Mineral concentration heightens tensions, while export controls on dual-use technologies could slow progress. Over-reliance on domestic ecosystems may also expose China to supply shocks.

Implementation barriers include high costs for small and medium-sized enterprises, difficulties integrating automation with legacy infrastructure, data sovereignty demands, and uneven provincial adoption. Policy will need to move beyond subsidies toward sustainable innovation.

Geopolitical Implications

Robotization strengthens China’s manufacturing edge, allowing it to penetrate high-value markets such as electric vehicles and renewables while fostering overseas dependence on Chinese robots and energy equipment. This gives Beijing advantages in supply-chain resilience and standards-setting.

In energy geopolitics, automation accelerates the shift from fossil-fuel dependencies toward Chinese-led clean-technology ecosystems, reshaping global power balances. At the same time, it intensifies US-China competition in AI, robotics, and critical minerals, raising the risk of fragmented markets.

Developing economies may benefit from affordable Chinese automation, but this can come at the cost of weaker local industrial sovereignty.
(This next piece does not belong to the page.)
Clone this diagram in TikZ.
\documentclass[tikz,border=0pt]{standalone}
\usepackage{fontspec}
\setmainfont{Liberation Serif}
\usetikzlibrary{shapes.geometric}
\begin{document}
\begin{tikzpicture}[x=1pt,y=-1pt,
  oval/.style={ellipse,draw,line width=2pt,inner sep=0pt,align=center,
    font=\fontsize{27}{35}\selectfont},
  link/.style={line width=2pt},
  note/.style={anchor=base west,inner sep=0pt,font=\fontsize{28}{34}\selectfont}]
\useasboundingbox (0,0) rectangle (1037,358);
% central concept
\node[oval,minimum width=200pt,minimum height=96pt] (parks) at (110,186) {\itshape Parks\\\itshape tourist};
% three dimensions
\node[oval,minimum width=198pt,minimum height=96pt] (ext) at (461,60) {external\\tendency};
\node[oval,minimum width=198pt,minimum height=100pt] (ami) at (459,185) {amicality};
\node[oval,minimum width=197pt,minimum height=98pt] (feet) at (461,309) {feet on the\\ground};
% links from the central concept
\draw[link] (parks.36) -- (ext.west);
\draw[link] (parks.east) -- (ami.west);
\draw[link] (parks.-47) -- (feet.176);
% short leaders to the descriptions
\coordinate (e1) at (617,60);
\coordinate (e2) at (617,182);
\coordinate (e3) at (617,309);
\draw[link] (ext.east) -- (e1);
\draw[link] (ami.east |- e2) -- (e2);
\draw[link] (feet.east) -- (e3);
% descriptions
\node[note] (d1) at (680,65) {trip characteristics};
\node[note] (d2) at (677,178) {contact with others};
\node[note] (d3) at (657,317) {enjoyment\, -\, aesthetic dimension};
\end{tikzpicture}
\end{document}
For China, sustained leadership could secure decades-long advantages in energy security and economic influence. Missteps, however, could expose Beijing to coordinated Western responses or internal sustainability gaps.

Outlook and Policy Recommendations

Robotization is transforming China’s energy industry by improving efficiency, accelerating the energy transition, and strengthening geopolitical influence. Yet these gains require careful management of energy demand, labor disruption, cybersecurity, and international pushback. Continued integration with AI, wider use of renewable electricity to power automation, and targeted reskilling will shape the long-term outcome. Beijing’s upcoming 15th Five-Year Plan will likely deepen support for robotics.
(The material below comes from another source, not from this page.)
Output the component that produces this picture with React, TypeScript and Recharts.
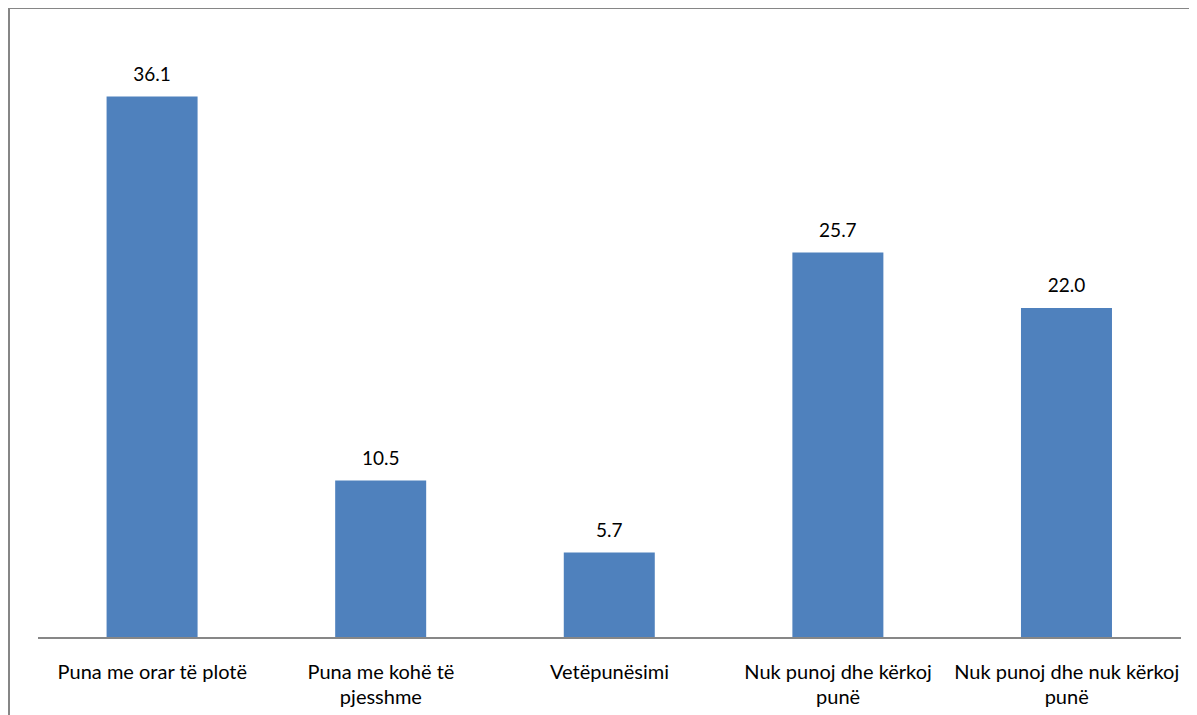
import React from 'react';
import { Bar, BarChart, XAxis, YAxis, LabelList } from 'recharts';

const categories = [
    'Puna me orar të plotë',
    'Puna me kohë të pjesshme',
    'Vetëpunësimi',
    'Nuk punoj dhe kërkoj punë',
    'Nuk punoj dhe nuk kërkoj punë',
];
const values = [36.1, 10.5, 5.7, 25.7, 22.0];
const tickLines = [
    ['Puna me orar të plotë'],
    ['Puna me kohë të', 'pjesshme'],
    ['Vetëpunësimi'],
    ['Nuk punoj dhe kërkoj', 'punë'],
    ['Nuk punoj dhe nuk kërkoj', 'punë'],
];

const data = categories.map((name, i) => ({ name, value: values[i] }));

const FONT = 'Lato, sans-serif';

function WrappedTick(props: any) {
    const { x, y, payload } = props;
    const idx = categories.indexOf(payload.value);
    const lines = idx >= 0 ? tickLines[idx] : [payload.value];
    return (
        <g transform={`translate(${x},${y})`}>
            {lines.map((line, i) => (
                <text key={i} x={0} y={33 + i * 25} textAnchor="middle" fill="#000" fontSize={20} fontFamily={FONT}>
                    {line}
                </text>
            ))}
        </g>
    );
}

export default function App() {
    return (
        <div style={{ width: 1187, height: 706, borderTop: '1px solid #868686', borderLeft: '2px solid #868686', overflow: 'hidden' }}>
            <BarChart width={1187} height={706} data={data} margin={{ top: 29, right: 16, left: 28, bottom: 0 }} barCategoryGap="30%">
                <XAxis
                    dataKey="name"
                    height={77}
                    tickLine={false}
                    axisLine={{ stroke: '#878787', strokeWidth: 2 }}
                    tick={<WrappedTick />}
                    interval={0}
                />
                <YAxis hide domain={[0, 40]} />
                <Bar dataKey="value" fill="#4F81BD" isAnimationActive={false}>
                    <LabelList
                        dataKey="value"
                        position="top"
                        offset={16}
                        formatter={(v: any) => Number(v).toFixed(1)}
                        style={{ fill: '#000', fontSize: 19, fontFamily: FONT }}
                    />
                </Bar>
            </BarChart>
        </div>
    );
}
For global actors, the response should combine competition with selective cooperation. Governments should strengthen domestic automation capacity while working with China where possible on standards, safety, and cybersecurity.

China’s trajectory shows that automation is no longer only a manufacturing issue. It has become central to 21st-century energy geopolitics.

The views expressed in this article belong to the author and do not necessarily reflect the editorial policy of Middle East Monitor.